Cathedral Square, Vilnius

Cathedral Square, Vilnius

From cathedral square, I hiked up to Gediminas hill for the view down on everything. Vilnius isn’t exactly what I would call a picturesque town. The views down from the hill were nice but not quite beautiful. The cityscape is a bit busy, but you can see a lot of beautiful individual buildings – lots of churches. The old town is to the south of the Neris River. There’s a modern city with skyscrapers etc. across the river but I didn’t have time to venture even across the river.
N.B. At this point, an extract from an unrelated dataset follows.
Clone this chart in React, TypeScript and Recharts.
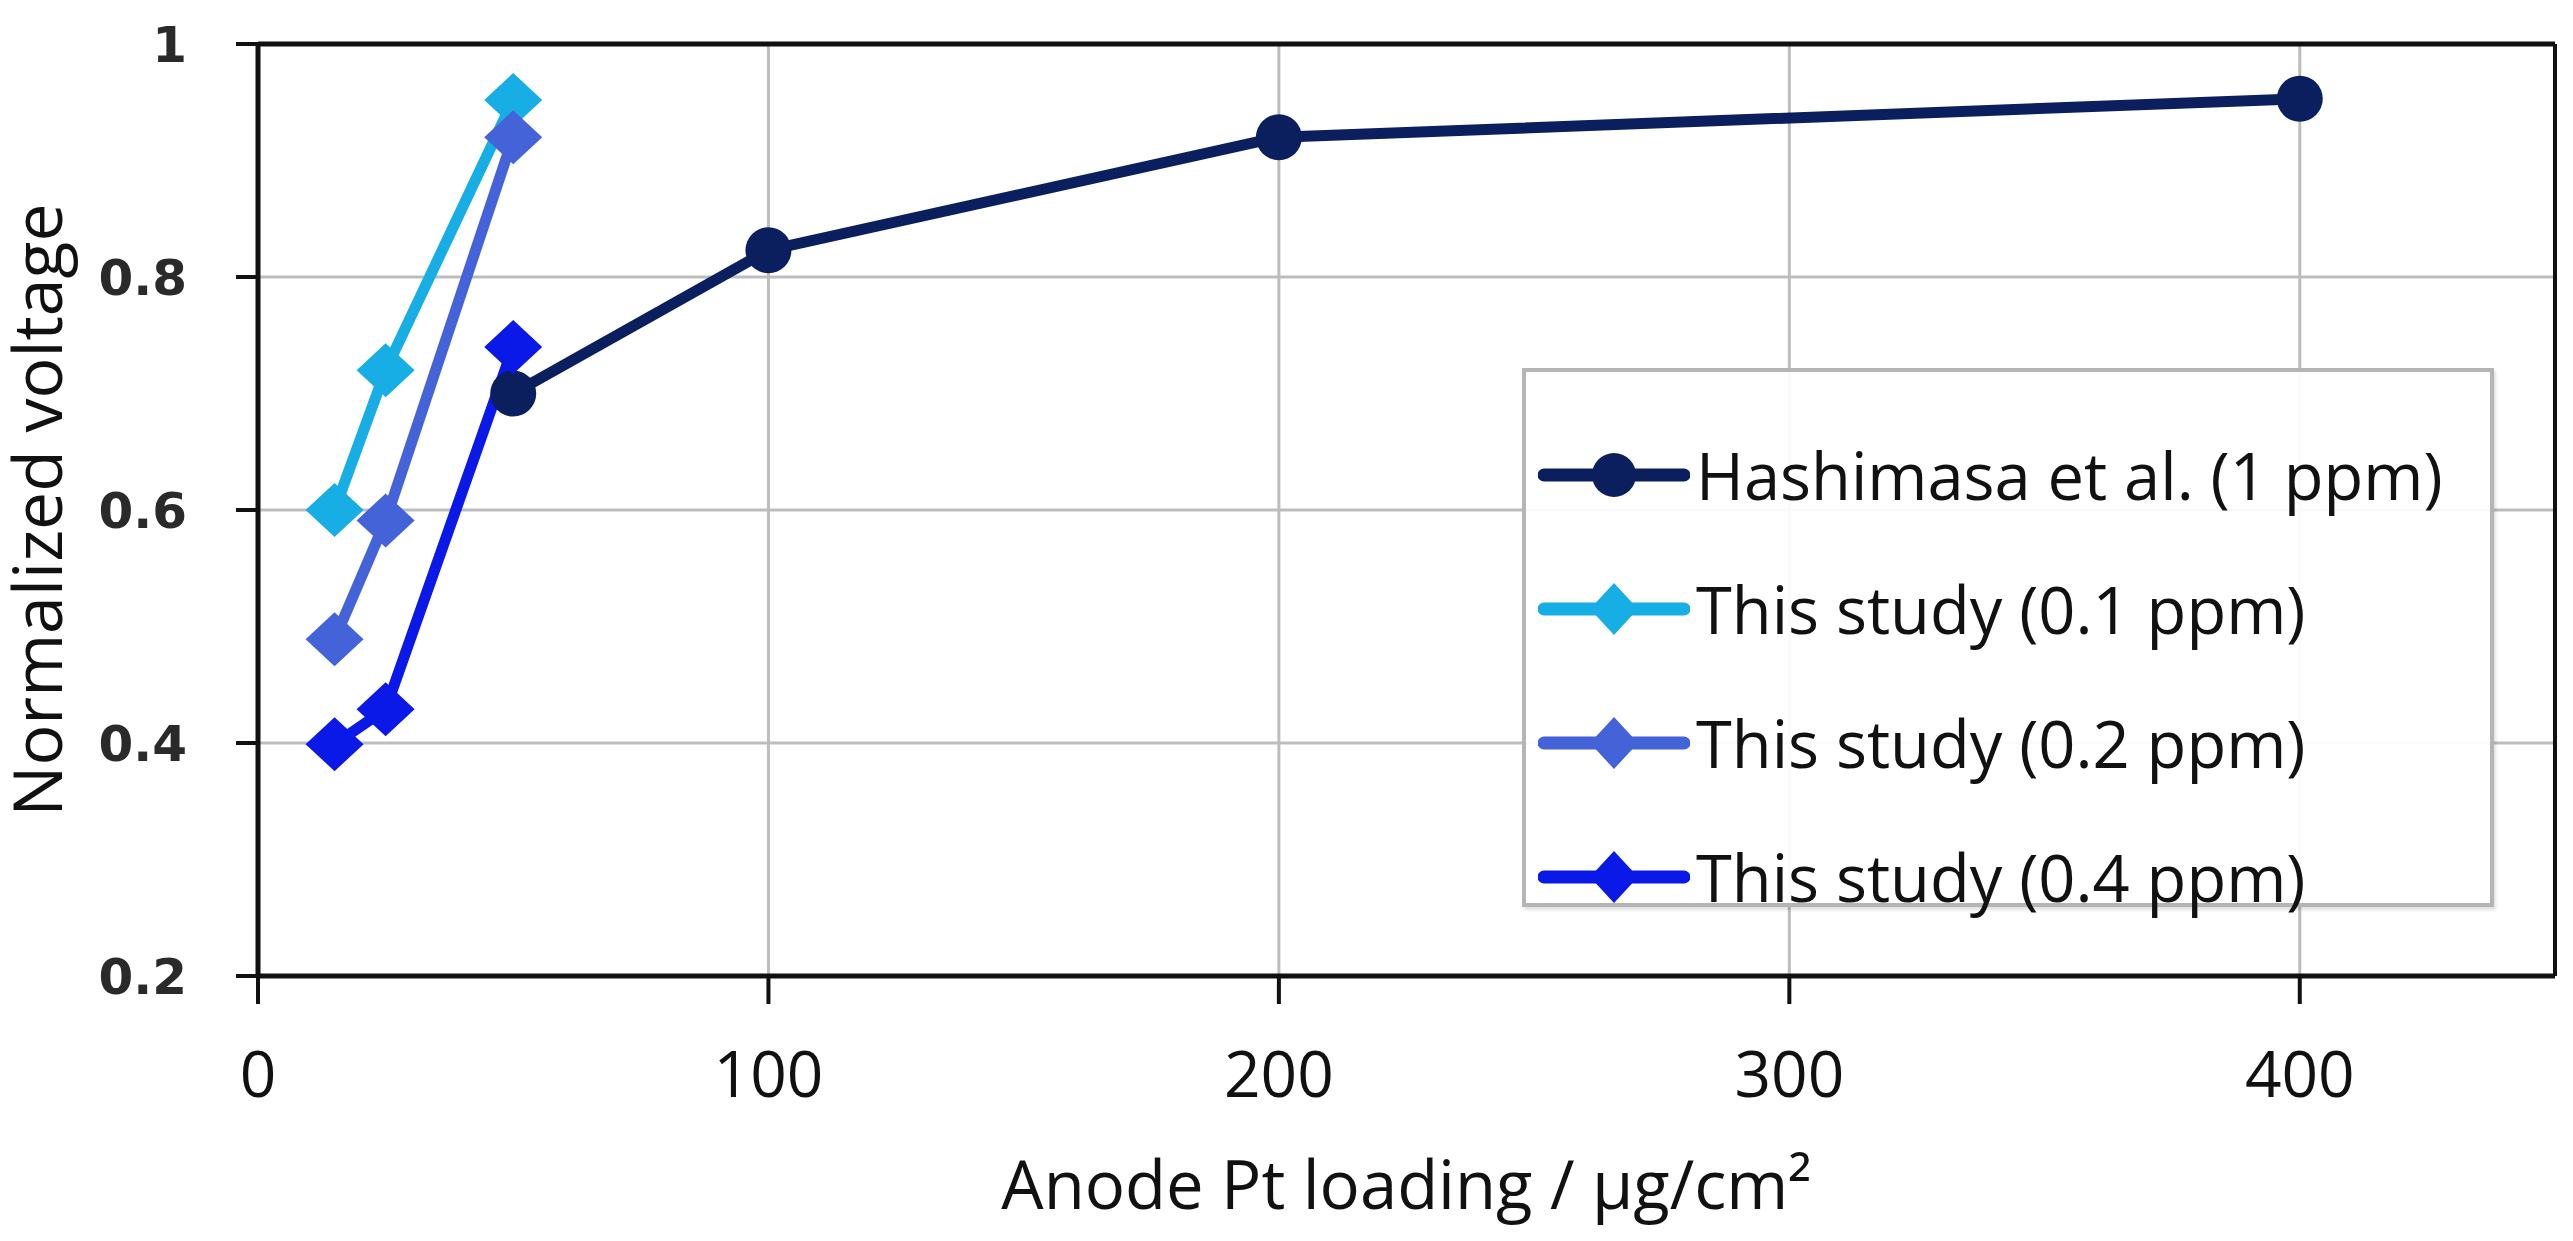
import React from "react";
import {
  LineChart,
  Line,
  XAxis,
  YAxis,
  CartesianGrid,
  Legend,
  Label,
  ReferenceLine,
} from "recharts";

// anode Pt loading (µg/cm²) and normalized voltage
const hashimasaLoading = [50, 100, 200, 400];
const hashimasaVoltage = [0.7, 0.823, 0.92, 0.953];
const studyLoading = [15, 25, 50];
const study01Voltage = [0.6, 0.72, 0.952];
const study02Voltage = [0.489, 0.591, 0.92];
const study04Voltage = [0.399, 0.429, 0.74];

const xTicks = [0, 100, 200, 300, 400];
const yTicks = [0.2, 0.4, 0.6, 0.8, 1];

const seriesNames = [
  "Hashimasa et al. (1 ppm)",
  "This study (0.1 ppm)",
  "This study (0.2 ppm)",
  "This study (0.4 ppm)",
];

const NAVY = "#0b1f5e";
const CYAN = "#17aee6";
const MID = "#4563d9";
const BLUE = "#0a18e8";

const toPoints = (xs: number[], ys: number[]) =>
  xs.map((x, i) => ({ x, y: ys[i] }));

const hashimasa = toPoints(hashimasaLoading, hashimasaVoltage);
const study01 = toPoints(studyLoading, study01Voltage);
const study02 = toPoints(studyLoading, study02Voltage);
const study04 = toPoints(studyLoading, study04Voltage);

const SANS = "'Open Sans', sans-serif";

function diamondDot(color: string) {
  return (props: any) => {
    const { cx, cy, index } = props;
    if (cx == null || cy == null) return <g key={index} />;
    return (
      <polygon
        key={index}
        points={`${cx},${cy - 27} ${cx + 29},${cy} ${cx},${cy + 27} ${cx - 29},${cy}`}
        fill={color}
      />
    );
  };
}

function circleDot(color: string) {
  return (props: any) => {
    const { cx, cy, index } = props;
    if (cx == null || cy == null) return <g key={index} />;
    return <circle key={index} cx={cx} cy={cy} r={23} fill={color} />;
  };
}

function LegendIcon({ color, circle }: { color: string; circle: boolean }) {
  return (
    <svg width={152} height={60} style={{ display: "block" }}>
      <line x1={6} y1={30} x2={146} y2={30} stroke={color} strokeWidth={13} strokeLinecap="round" />
      {circle ? (
        <circle cx={76} cy={30} r={22} fill={color} />
      ) : (
        <polygon points="76,4 100,30 76,56 52,30" fill={color} />
      )}
    </svg>
  );
}

function LegendBox({ payload }: { payload?: Array<{ value: string; color: string; dataKey?: any }> }) {
  if (!payload?.length) return null;
  return (
    <div
      style={{
        boxSizing: "border-box",
        width: 972,
        height: 539,
        border: "4px solid #b5b5b5",
        boxShadow: "2px 3px 3px rgba(0,0,0,0.12)",
        background: "rgba(255,255,255,0.92)",
        paddingTop: 36,
        paddingLeft: 12,
      }}
    >
      {payload.map((entry, i) => (
        <div
          key={entry.value}
          style={{ display: "flex", alignItems: "center", height: 134 }}
        >
          <LegendIcon color={entry.color} circle={i === 0} />
          <span
            style={{
              fontFamily: SANS,
              fontSize: 65,
              color: "#111",
              marginLeft: 6,
              whiteSpace: "nowrap",
            }}
          >
            {entry.value}
          </span>
        </div>
      ))}
    </div>
  );
}

export default function App() {
  return (
    <div style={{ width: 2557, height: 1225, background: "#fff" }}>
      <LineChart
        width={2557}
        height={1225}
        margin={{ top: 36, right: 10, bottom: 0, left: 0 }}
      >
        <CartesianGrid stroke="#bdbdbd" strokeWidth={3} />
        <XAxis
          type="number"
          dataKey="x"
          domain={[0, 450]}
          ticks={xTicks}
          allowDataOverflow
          height={257}
          axisLine={{ stroke: "#111", strokeWidth: 5 }}
          tickLine={{ stroke: "#111", strokeWidth: 4 }}
          tickSize={28}
          tickMargin={48}
          tick={{ fill: "#111", fontSize: 64, fontFamily: SANS }}
        >
          <Label
            value="Anode Pt loading / µg/cm²"
            position="insideBottom"
            offset={24}
            style={{ fontFamily: SANS, fontSize: 67, fill: "#111" }}
          />
        </XAxis>
        <YAxis
          type="number"
          domain={[0.2, 1]}
          ticks={yTicks}
          allowDataOverflow
          width={250}
          axisLine={{ stroke: "#111", strokeWidth: 5 }}
          tickLine={{ stroke: "#111", strokeWidth: 4 }}
          tickSize={22}
          tickMargin={49}
          tickFormatter={(v: number) => String(v)}
          tick={{
            fill: "#2a2a2a",
            fontSize: 50,
            fontWeight: "bold",
            fontFamily: "'DejaVu Sans', sans-serif",
          }}
        >
          <Label
            value="Normalized voltage"
            angle={-90}
            position="insideLeft"
            offset={30}
            style={{ textAnchor: "middle", fontFamily: SANS, fontSize: 68, fill: "#111" }}
          />
        </YAxis>
        <ReferenceLine y={1} stroke="#111" strokeWidth={5} />
        <ReferenceLine x={450} stroke="#111" strokeWidth={4} />
        <Legend
          layout="vertical"
          align="center"
          verticalAlign="middle"
          wrapperStyle={{ left: 1514, top: 360, width: 972, height: 539 }}
          content={<LegendBox />}
        />
        <Line
          data={hashimasa}
          dataKey="y"
          name={seriesNames[0]}
          stroke={NAVY}
          strokeWidth={11}
          dot={circleDot(NAVY)}
          activeDot={false}
          isAnimationActive={false}
        />
        <Line
          data={study01}
          dataKey="y"
          name={seriesNames[1]}
          stroke={CYAN}
          strokeWidth={11}
          dot={diamondDot(CYAN)}
          activeDot={false}
          isAnimationActive={false}
        />
        <Line
          data={study02}
          dataKey="y"
          name={seriesNames[2]}
          stroke={MID}
          strokeWidth={11}
          dot={diamondDot(MID)}
          activeDot={false}
          isAnimationActive={false}
        />
        <Line
          data={study04}
          dataKey="y"
          name={seriesNames[3]}
          stroke={BLUE}
          strokeWidth={11}
          dot={diamondDot(BLUE)}
          activeDot={false}
          isAnimationActive={false}
        />
      </LineChart>
    </div>
  );
}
The “New Town” is actually a small development to the west of the old town, also on the south side of the river.

Gediminas Hill, Vilnius

Gediminas Hill, Vilnius

Vilnius has a relaxed, rambling feel to it. It’s a town built on hills. The old town is nice, but other parts of town feel run down. This didn’t detract from my enjoyment of Vilnius at all, just an observation. After I had seen the other Baltic capitals, Vilnius seemed like the least touristy of them all. But the locals seemed more well dressed, more formal than other stops on my trip, even compared to other places in Lithuania I visited.

Balloons, Church of the Ascension of the Lord, Vilnius

Balloons, Church of the Ascension of the Lord, Vilnius

Vilnius is known for its many interesting churches – they seem to be around every corner! I felt like I’d seen more than my share of churches in Europe, but there were some unique churches here unlike any I’d seen elsewhere. I photographed many of them but went inside few.
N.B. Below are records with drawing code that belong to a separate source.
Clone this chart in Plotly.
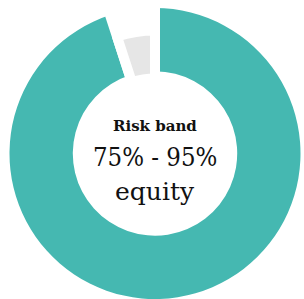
import plotly.graph_objects as go

labels = ["Equity", "Other"]
values = [95, 5]
title_text = "Risk band"
band_text = "75% - 95%"
asset_text = "equity"

W, H = 304, 299
TEAL = "#45b8b1"
GRAY = "#e6e6e6"
CLEAR = "rgba(0,0,0,0)"

fig = go.Figure()

# main teal ring (gap lines drawn by the transparent slice's white outline)
fig.add_trace(go.Pie(
    labels=labels, values=values, sort=False, direction="clockwise",
    hole=0.565,
    marker=dict(colors=[TEAL, CLEAR], line=dict(color="white", width=[0, 10])),
    textinfo="none", hoverinfo="skip", showlegend=False,
    domain=dict(x=[8 / W, 302 / W], y=[0, 1 - 8 / H]),
))

# smaller grey slice
fig.add_trace(go.Pie(
    labels=labels, values=values, sort=False, direction="clockwise",
    hole=0.61,
    marker=dict(colors=[CLEAR, GRAY], line=dict(color="white", width=[0, 10])),
    textinfo="none", hoverinfo="skip", showlegend=False,
    domain=dict(x=[(155 - 123) / W, (155 + 123) / W],
                y=[1 - (153.5 + 123) / H, 1 - (153.5 - 123) / H]),
))

fig.add_annotation(text="<b>" + title_text + "</b>", x=155 / W, y=1 - 125.5 / H,
                   xref="paper", yref="paper", showarrow=False,
                   font=dict(family="DejaVu Serif", size=15, color="#111111"))
fig.add_annotation(text=band_text, x=155 / W, y=1 - 157 / H,
                   xref="paper", yref="paper", showarrow=False,
                   font=dict(family="DejaVu Serif Condensed, Liberation Serif", size=25.5, color="#111111"))
fig.add_annotation(text=asset_text, x=155 / W, y=1 - 191 / H,
                   xref="paper", yref="paper", showarrow=False,
                   font=dict(family="DejaVu Serif", size=25, color="#111111"))

fig.update_layout(width=W, height=H, margin=dict(l=0, r=0, t=0, b=0),
                  paper_bgcolor="white", plot_bgcolor="white")
fig.write_html("out.html",
               config={"displayModeBar": False, "staticPlot": True},
               post_script="document.body.style.margin='0';"
                           "document.documentElement.style.overflow='hidden';")
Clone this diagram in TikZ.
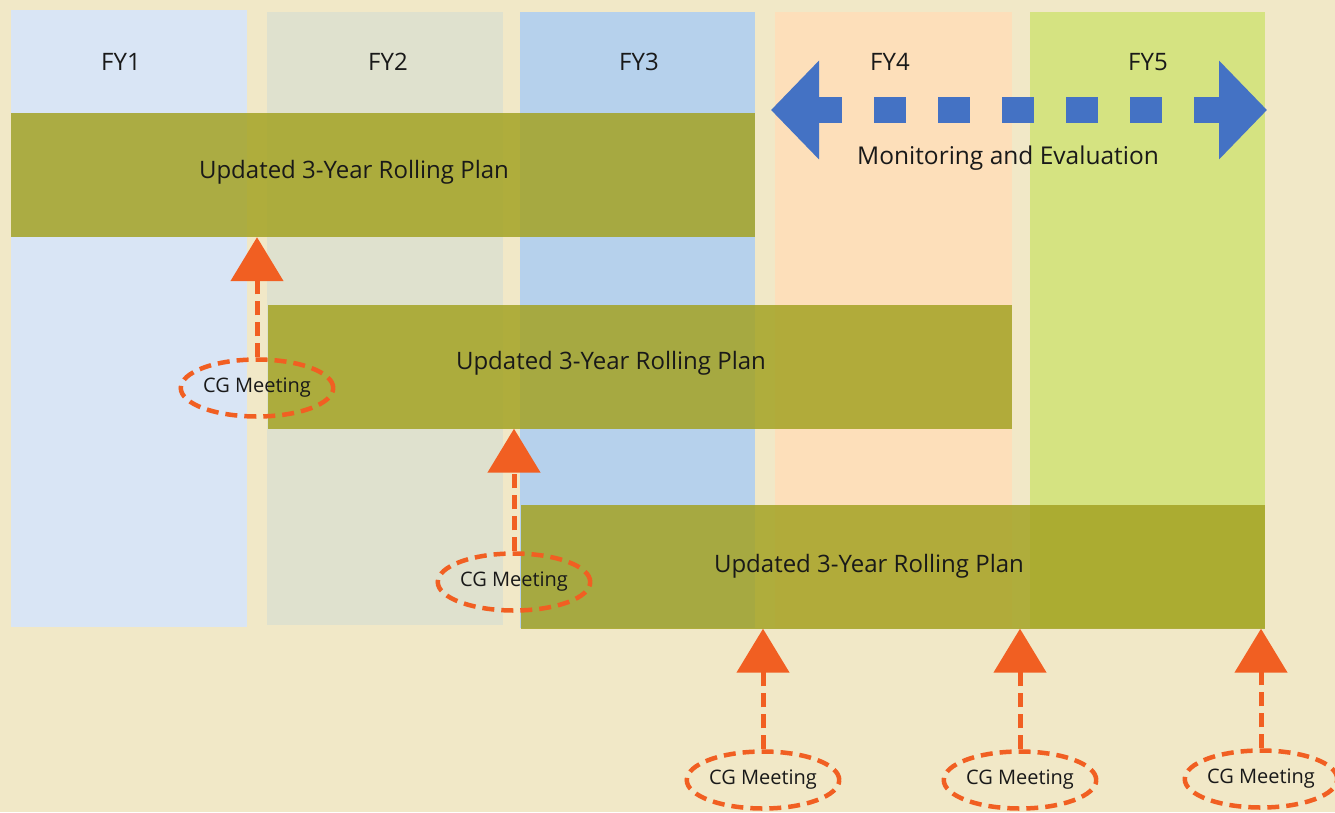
\documentclass[tikz,border=0pt]{standalone}
\usepackage{fontspec}
\setmainfont{Open Sans}
\usetikzlibrary{shapes.geometric,arrows.meta}
\definecolor{bgcream}{HTML}{F1E8C7}
\definecolor{fyone}{HTML}{D9E5F5}
\definecolor{fytwo}{HTML}{DFE1CE}
\definecolor{fythree}{HTML}{B6D1EC}
\definecolor{fyfour}{HTML}{FDDFBA}
\definecolor{fyfive}{HTML}{D5E381}
\definecolor{planolive}{HTML}{A4A324}
\definecolor{meblue}{HTML}{4472C4}
\definecolor{cgorange}{HTML}{F15F22}
\newcommand{\plantext}[2]{\raisebox{#1}{Updated 3-Year Rolling Plan}\hspace*{#2}}
\begin{document}
\begin{tikzpicture}[x=1pt,y=-1pt,
  fylabel/.style={font=\fontsize{24}{28}\selectfont,text=black!90},
  planbar/.style={fill=planolive,fill opacity=0.85,text opacity=1,inner sep=0pt,
    minimum width=744pt,minimum height=124pt,font=\fontsize{24}{28}\selectfont,text=black!90},
  cgmeet/.style={ellipse,draw=cgorange,line width=4.5pt,dash pattern=on 12pt off 7pt,
    minimum width=146pt,minimum height=57pt,inner sep=0pt,font=\fontsize{20}{24}\selectfont,text=black!90},
  cgarrow/.style={cgorange,line width=5pt,dash pattern=on 14pt off 7pt,
    -{Triangle[length=44pt,width=52pt]}},
  mearrow/.style={meblue,line width=26pt,dash pattern=on 32pt off 32pt,dash phase=6pt,
    {Triangle[length=48pt,width=96pt]}-{Triangle[length=48pt,width=96pt]}}]
\fill[bgcream] (0,0) rectangle (1335,812);
\useasboundingbox (0,0) rectangle (1335,812);
% financial years
\fill[fyone] (11,10) rectangle (247,627);
\fill[fytwo] (267,12) rectangle (503,625);
\fill[fythree] (520,12) rectangle (755,628);
\fill[fyfour] (775,12) rectangle (1012,628);
\fill[fyfive] (1030,12) rectangle (1265,628);
\node[fylabel] (fy1) at (121,62) {FY1};
\node[fylabel] (fy2) at (388,62) {FY2};
\node[fylabel] (fy3) at (639,62) {FY3};
\node[fylabel] (fy4) at (890,62) {FY4};
\node[fylabel] (fy5) at (1148,62) {FY5};
% rolling plans
\node[planbar] (plan1) at (383,175) {\plantext{12pt}{58pt}};
\node[planbar] (plan2) at (639.5,366.5) {\plantext{12pt}{57pt}};
\node[planbar] (plan3) at (892.5,566.5) {\plantext{2pt}{47pt}};
% monitoring
\coordinate (meL) at (771,110);
\coordinate (meR) at (1267,110);
\draw[mearrow] (meL) -- (meR);
\node[fylabel,font=\fontsize{24.5}{28}\selectfont] (me) at (1008,158) {Monitoring and Evaluation};
% meetings
\node[cgmeet] (cg1) at (257,388) {CG Meeting};
\node[cgmeet] (cg2) at (514,582) {CG Meeting};
\node[cgmeet] (cg3) at (763,780) {CG Meeting};
\node[cgmeet] (cg4) at (1020,780) {CG Meeting};
\node[cgmeet] (cg5) at (1261,779) {CG Meeting};
\draw[cgarrow] (cg1.north) -- (cg1.north |- plan1.south);
\draw[cgarrow] (cg2.north) -- (cg2.north |- plan2.south);
\draw[cgarrow] (cg3.north) -- (cg3.north |- plan3.south);
\draw[cgarrow] (cg4.north) -- (cg4.north |- plan3.south);
\draw[cgarrow] (cg5.north) -- (cg5.north |- plan3.south);
\end{tikzpicture}
\end{document}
Back from Gediminas hill, I walked from my hotel down across the river and into Uzupis – a bohemian neighborhood that’s become trendy in the last few years – and grabbed a pizza for dinner. On the way I saw a bunch of hot air balloons rising from a nearby field. It seems Vilnius is known for its hot air balloons; I saw them rise again the next evening.

I went out at dusk to shoot pictures both nights I was in Vilnius. I like to shoot night pictures (with a tripod) when I travel in Europe. One issue with traveling so close to summer equinox is that the days were already long, and as I traveled north they got even longer. Sunset was about 9:30 the first night in Vilnius, which seemed really early once I got up to Tallinn a week later. Shooting so late meant I had to grab dinner and then go take pictures afterward, then go to bed. On that first night, I was exhausted from the long day of travel, but I adhere to the “stay up all day, go to bed at local bedtime” method of combating jet lag,” so I stayed up til about 11PM.

Belfry, Cathedral, Vilnius, Lithuania, Dusk

Belfry, Cathedral, Vilnius, Lithuania, Dusk

Žirmūnai, Vilnius, Dusk, from Gediminas Hill

Žirmūnai, Vilnius, Dusk, from Gediminas Hill

Pilies Street at Night, Vilnius

Pilies Street at Night, Vilnius

The next day, I wanted to take a walking tour in Vilnius – there were free walking tours daily at noon – but the timing didn’t work for me. I’d arrived too late the first day, was leaving for Kaunas the third day, and on the second day I wanted to get to Trakai and back for a day trip before it got too late in the day. Somehow, sticking around the second day just for the tour didn’t make sense. I also considered taking a “Soviet Walking Tour” but none were offered on any of the days I was in town.

So the second day, I took the standard day trip to the town of Trakai, about 30 minutes by train from Vilnius. (See below.)

After I got back to Vilnius, I tracked down the Frank Zappa monument in the New Town. A Frank Zappa monument, in Vilnius? Turns out he never even visited the country and had no connection to it. This monument was created to test the limits of freedom in newly independent Lithuania in the early 1990s. There’s not much to the monument – just a bust of Zappa on a high pedestal and some graffiti in a small parking lot, you’d barely notice it if you didn’t know what it was.

The last thing I did on the second day was to visit Antakalnis Cemetery, a beautiful, rambling cemetery about 10 minutes outside the old town by bus. From the bus stop, I walked about 10 minutes to the entrance. The forest cemetery is unique: there are big monuments and small graves kind of scattered all over the hill. There are a lot of unique monuments plus there are specific sections for victims of the 1991 uprising against the Soviets, a big section devoted to those killed during the Nazi occupation, even a monument to soldiers killed during the Napoleonic wars. The whole thing is set in the hilly forest. If you like cemeteries, this one is definitely worth a visit.

On my final morning in Vilnius, I walked back into Uzupis to explore it more thoroughly. At some point, it “seceded” from Vilnius and produced its own constitution, which you can see proudly displayed in several languages on gleaming plaques in the center of the neighborhood. But these days, it seems Uzupis has become somewhat gentrified and trendy. It’s still a nice area to venture into, quite a a contrast to the old town for sure.